**The exercise**
Word for word, quote all of the material, omitting the pictures.

<<<<

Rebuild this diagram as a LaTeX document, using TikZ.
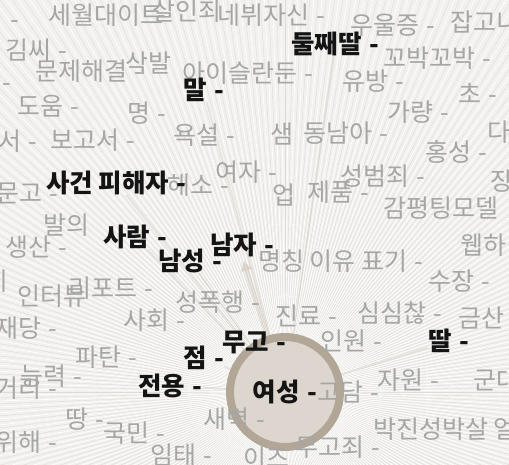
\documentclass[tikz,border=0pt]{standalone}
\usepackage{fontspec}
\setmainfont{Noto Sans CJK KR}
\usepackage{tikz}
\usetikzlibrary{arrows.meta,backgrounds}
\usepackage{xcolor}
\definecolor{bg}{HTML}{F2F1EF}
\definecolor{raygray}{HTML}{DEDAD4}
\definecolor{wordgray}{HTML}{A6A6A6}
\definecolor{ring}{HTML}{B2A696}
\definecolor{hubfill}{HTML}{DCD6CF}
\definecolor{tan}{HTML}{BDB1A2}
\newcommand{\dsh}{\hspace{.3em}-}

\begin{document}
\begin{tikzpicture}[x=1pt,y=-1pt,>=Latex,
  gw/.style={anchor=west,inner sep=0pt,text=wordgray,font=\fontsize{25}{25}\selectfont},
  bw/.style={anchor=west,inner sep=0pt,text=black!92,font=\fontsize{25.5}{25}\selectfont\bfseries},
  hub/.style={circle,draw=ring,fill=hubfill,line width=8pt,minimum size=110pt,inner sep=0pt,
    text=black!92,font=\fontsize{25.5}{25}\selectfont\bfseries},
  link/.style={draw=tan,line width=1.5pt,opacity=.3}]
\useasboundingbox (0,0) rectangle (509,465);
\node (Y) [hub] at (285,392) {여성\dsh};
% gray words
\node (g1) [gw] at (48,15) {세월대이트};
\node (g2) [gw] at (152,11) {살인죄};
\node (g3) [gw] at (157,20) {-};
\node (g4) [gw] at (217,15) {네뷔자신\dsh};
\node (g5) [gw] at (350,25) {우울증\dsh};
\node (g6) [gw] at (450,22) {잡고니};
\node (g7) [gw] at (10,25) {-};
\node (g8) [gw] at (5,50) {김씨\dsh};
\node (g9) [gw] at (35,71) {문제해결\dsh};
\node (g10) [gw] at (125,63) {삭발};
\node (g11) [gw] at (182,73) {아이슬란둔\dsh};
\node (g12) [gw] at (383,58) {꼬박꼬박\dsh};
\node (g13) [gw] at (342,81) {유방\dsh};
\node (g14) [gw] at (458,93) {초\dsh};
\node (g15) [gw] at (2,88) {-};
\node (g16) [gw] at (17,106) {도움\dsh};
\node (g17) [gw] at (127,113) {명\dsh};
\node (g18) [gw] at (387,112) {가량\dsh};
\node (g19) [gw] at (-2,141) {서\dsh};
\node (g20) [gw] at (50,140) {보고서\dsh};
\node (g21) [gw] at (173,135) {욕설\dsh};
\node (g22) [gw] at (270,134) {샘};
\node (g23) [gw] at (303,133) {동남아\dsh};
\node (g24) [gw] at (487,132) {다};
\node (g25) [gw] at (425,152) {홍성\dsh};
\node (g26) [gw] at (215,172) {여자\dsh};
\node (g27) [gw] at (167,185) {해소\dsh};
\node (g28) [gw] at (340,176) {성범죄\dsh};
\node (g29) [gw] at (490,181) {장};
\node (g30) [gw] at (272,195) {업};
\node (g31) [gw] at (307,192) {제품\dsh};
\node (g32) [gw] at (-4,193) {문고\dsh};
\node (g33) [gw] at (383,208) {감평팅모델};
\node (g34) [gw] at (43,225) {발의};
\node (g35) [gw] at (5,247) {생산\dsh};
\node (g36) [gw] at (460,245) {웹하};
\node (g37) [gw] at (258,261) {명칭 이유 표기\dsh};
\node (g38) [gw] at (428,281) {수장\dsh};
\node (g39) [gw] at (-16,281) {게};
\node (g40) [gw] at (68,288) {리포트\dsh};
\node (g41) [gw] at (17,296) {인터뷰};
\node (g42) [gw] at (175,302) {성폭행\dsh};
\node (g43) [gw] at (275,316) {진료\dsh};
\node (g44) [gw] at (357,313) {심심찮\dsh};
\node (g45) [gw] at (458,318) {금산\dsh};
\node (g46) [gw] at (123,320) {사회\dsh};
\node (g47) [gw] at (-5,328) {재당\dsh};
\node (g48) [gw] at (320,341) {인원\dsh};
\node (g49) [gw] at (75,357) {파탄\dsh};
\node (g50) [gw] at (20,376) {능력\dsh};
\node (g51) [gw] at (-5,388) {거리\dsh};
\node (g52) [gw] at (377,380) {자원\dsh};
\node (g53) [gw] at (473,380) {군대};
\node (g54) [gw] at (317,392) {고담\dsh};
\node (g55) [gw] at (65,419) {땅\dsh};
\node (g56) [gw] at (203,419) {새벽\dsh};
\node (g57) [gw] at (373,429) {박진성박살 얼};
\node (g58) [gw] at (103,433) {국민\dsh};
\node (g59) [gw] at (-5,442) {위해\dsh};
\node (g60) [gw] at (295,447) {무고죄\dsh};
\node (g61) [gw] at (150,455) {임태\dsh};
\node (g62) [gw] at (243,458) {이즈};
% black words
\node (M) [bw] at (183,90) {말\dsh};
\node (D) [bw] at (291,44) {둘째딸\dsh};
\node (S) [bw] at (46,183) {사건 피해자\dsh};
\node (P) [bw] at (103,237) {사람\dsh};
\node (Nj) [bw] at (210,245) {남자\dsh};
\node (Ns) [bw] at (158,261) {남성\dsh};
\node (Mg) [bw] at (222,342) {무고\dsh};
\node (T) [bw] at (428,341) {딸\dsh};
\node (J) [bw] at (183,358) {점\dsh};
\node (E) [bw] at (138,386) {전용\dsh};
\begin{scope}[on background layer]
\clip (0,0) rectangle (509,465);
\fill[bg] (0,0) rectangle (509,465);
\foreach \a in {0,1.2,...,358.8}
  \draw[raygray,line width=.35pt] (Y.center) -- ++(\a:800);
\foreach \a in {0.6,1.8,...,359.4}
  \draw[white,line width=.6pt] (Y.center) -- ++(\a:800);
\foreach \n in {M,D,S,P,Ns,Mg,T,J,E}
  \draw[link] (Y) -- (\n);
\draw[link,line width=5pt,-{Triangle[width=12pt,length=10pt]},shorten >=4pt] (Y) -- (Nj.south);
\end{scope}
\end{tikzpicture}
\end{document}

>>>>

**Result of the task**
Rebuild this diagram as a LaTeX document, using TikZ.
\documentclass[tikz,border=0pt]{standalone}
\usepackage{fontspec}
\setmainfont{Noto Sans CJK KR}
\usepackage{tikz}
\usetikzlibrary{arrows.meta,backgrounds}
\usepackage{xcolor}
\definecolor{bg}{HTML}{F2F1EF}
\definecolor{raygray}{HTML}{DEDAD4}
\definecolor{wordgray}{HTML}{A6A6A6}
\definecolor{ring}{HTML}{B2A696}
\definecolor{hubfill}{HTML}{DCD6CF}
\definecolor{tan}{HTML}{BDB1A2}
\newcommand{\dsh}{\hspace{.3em}-}

\begin{document}
\begin{tikzpicture}[x=1pt,y=-1pt,>=Latex,
  gw/.style={anchor=west,inner sep=0pt,text=wordgray,font=\fontsize{25}{25}\selectfont},
  bw/.style={anchor=west,inner sep=0pt,text=black!92,font=\fontsize{25.5}{25}\selectfont\bfseries},
  hub/.style={circle,draw=ring,fill=hubfill,line width=8pt,minimum size=110pt,inner sep=0pt,
    text=black!92,font=\fontsize{25.5}{25}\selectfont\bfseries},
  link/.style={draw=tan,line width=1.5pt,opacity=.3}]
\useasboundingbox (0,0) rectangle (509,465);
\node (Y) [hub] at (285,392) {여성\dsh};
% gray words
\node (g1) [gw] at (48,15) {세월대이트};
\node (g2) [gw] at (152,11) {살인죄};
\node (g3) [gw] at (157,20) {-};
\node (g4) [gw] at (217,15) {네뷔자신\dsh};
\node (g5) [gw] at (350,25) {우울증\dsh};
\node (g6) [gw] at (450,22) {잡고니};
\node (g7) [gw] at (10,25) {-};
\node (g8) [gw] at (5,50) {김씨\dsh};
\node (g9) [gw] at (35,71) {문제해결\dsh};
\node (g10) [gw] at (125,63) {삭발};
\node (g11) [gw] at (182,73) {아이슬란둔\dsh};
\node (g12) [gw] at (383,58) {꼬박꼬박\dsh};
\node (g13) [gw] at (342,81) {유방\dsh};
\node (g14) [gw] at (458,93) {초\dsh};
\node (g15) [gw] at (2,88) {-};
\node (g16) [gw] at (17,106) {도움\dsh};
\node (g17) [gw] at (127,113) {명\dsh};
\node (g18) [gw] at (387,112) {가량\dsh};
\node (g19) [gw] at (-2,141) {서\dsh};
\node (g20) [gw] at (50,140) {보고서\dsh};
\node (g21) [gw] at (173,135) {욕설\dsh};
\node (g22) [gw] at (270,134) {샘};
\node (g23) [gw] at (303,133) {동남아\dsh};
\node (g24) [gw] at (487,132) {다};
\node (g25) [gw] at (425,152) {홍성\dsh};
\node (g26) [gw] at (215,172) {여자\dsh};
\node (g27) [gw] at (167,185) {해소\dsh};
\node (g28) [gw] at (340,176) {성범죄\dsh};
\node (g29) [gw] at (490,181) {장};
\node (g30) [gw] at (272,195) {업};
\node (g31) [gw] at (307,192) {제품\dsh};
\node (g32) [gw] at (-4,193) {문고\dsh};
\node (g33) [gw] at (383,208) {감평팅모델};
\node (g34) [gw] at (43,225) {발의};
\node (g35) [gw] at (5,247) {생산\dsh};
\node (g36) [gw] at (460,245) {웹하};
\node (g37) [gw] at (258,261) {명칭 이유 표기\dsh};
\node (g38) [gw] at (428,281) {수장\dsh};
\node (g39) [gw] at (-16,281) {게};
\node (g40) [gw] at (68,288) {리포트\dsh};
\node (g41) [gw] at (17,296) {인터뷰};
\node (g42) [gw] at (175,302) {성폭행\dsh};
\node (g43) [gw] at (275,316) {진료\dsh};
\node (g44) [gw] at (357,313) {심심찮\dsh};
\node (g45) [gw] at (458,318) {금산\dsh};
\node (g46) [gw] at (123,320) {사회\dsh};
\node (g47) [gw] at (-5,328) {재당\dsh};
\node (g48) [gw] at (320,341) {인원\dsh};
\node (g49) [gw] at (75,357) {파탄\dsh};
\node (g50) [gw] at (20,376) {능력\dsh};
\node (g51) [gw] at (-5,388) {거리\dsh};
\node (g52) [gw] at (377,380) {자원\dsh};
\node (g53) [gw] at (473,380) {군대};
\node (g54) [gw] at (317,392) {고담\dsh};
\node (g55) [gw] at (65,419) {땅\dsh};
\node (g56) [gw] at (203,419) {새벽\dsh};
\node (g57) [gw] at (373,429) {박진성박살 얼};
\node (g58) [gw] at (103,433) {국민\dsh};
\node (g59) [gw] at (-5,442) {위해\dsh};
\node (g60) [gw] at (295,447) {무고죄\dsh};
\node (g61) [gw] at (150,455) {임태\dsh};
\node (g62) [gw] at (243,458) {이즈};
% black words
\node (M) [bw] at (183,90) {말\dsh};
\node (D) [bw] at (291,44) {둘째딸\dsh};
\node (S) [bw] at (46,183) {사건 피해자\dsh};
\node (P) [bw] at (103,237) {사람\dsh};
\node (Nj) [bw] at (210,245) {남자\dsh};
\node (Ns) [bw] at (158,261) {남성\dsh};
\node (Mg) [bw] at (222,342) {무고\dsh};
\node (T) [bw] at (428,341) {딸\dsh};
\node (J) [bw] at (183,358) {점\dsh};
\node (E) [bw] at (138,386) {전용\dsh};
\begin{scope}[on background layer]
\clip (0,0) rectangle (509,465);
\fill[bg] (0,0) rectangle (509,465);
\foreach \a in {0,1.2,...,358.8}
  \draw[raygray,line width=.35pt] (Y.center) -- ++(\a:800);
\foreach \a in {0.6,1.8,...,359.4}
  \draw[white,line width=.6pt] (Y.center) -- ++(\a:800);
\foreach \n in {M,D,S,P,Ns,Mg,T,J,E}
  \draw[link] (Y) -- (\n);
\draw[link,line width=5pt,-{Triangle[width=12pt,length=10pt]},shorten >=4pt] (Y) -- (Nj.south);
\end{scope}
\end{tikzpicture}
\end{document}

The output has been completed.